Con brillo se desempeñó en misiones diplomáticas, y en la penumbra fue consejero de casi todos los gobiernos entre 1940 y 1998. Un estudioso y un lector infatigable, lo mismo se paseaba por las altas cumbres de la teología católica que por la historia de la música, la filosofía del derecho, la influencia de los pensadores ingleses y franceses en la formación de nuestra cultura política.
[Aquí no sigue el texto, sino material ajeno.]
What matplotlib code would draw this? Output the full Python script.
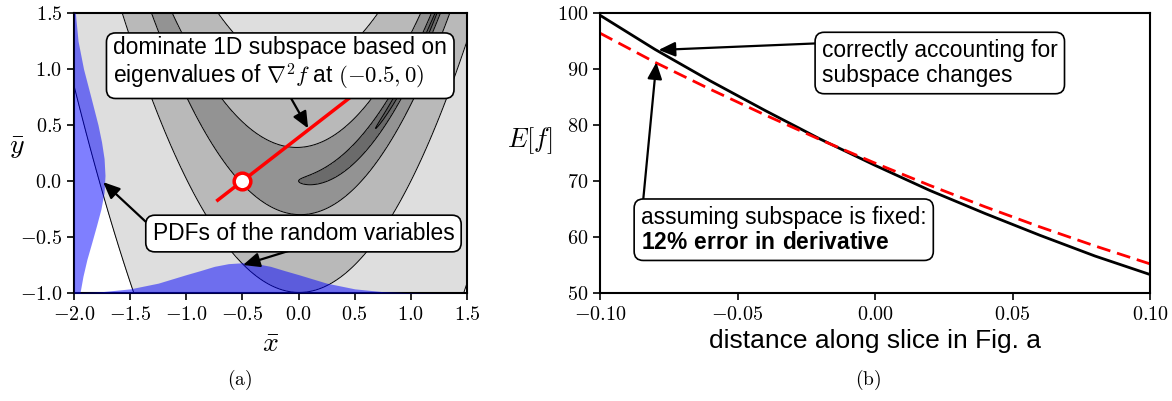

Católico convencido y de contera latinista, profesaba una gran admiración por los politólogos españoles anteriores al siglo XIX, casi ignorados en nuestro medio.
Supo aprovechar debidamente dos fuentes de interlocución que lo enriquecieron culturalmente por años: su hermano Andrés, un heterodoxo brillante, y su mujer, doña Magdalena Fety, imbuida de civilización francesa, poetisa de quilates y un alma grande, muerta hace cuatro años y a quien en una nota necrológica pude rendirle el tributo de mi admiración.
Un justo, en el sentido evangélico, como fuera Carlos Holguín, debe tener su puesto en el Cielo. Lo imagino, como debe ocurrirles a sus amigos más próximos, en el coro de los ángeles, cantando con su voz de barítono, las alabanzas al Señor, en quien creyó tan firmemente. Muere dejando un legado de honestidad y de sabiduría, cuando había llegado a la cima de su carrera académica y profesional.
Su autoridad moral le había granjeado una clientela que sabía de sobra qué tanto, como sus conocimientos de derecho, valía la respetabilidad de las causas que defendía. Era todo un carácter en una época en que se pueden adquirir vastos conocimientos, pero el carácter se tiene o no se tiene. Carlos Holguín Holguín lo tenía en grado sumo.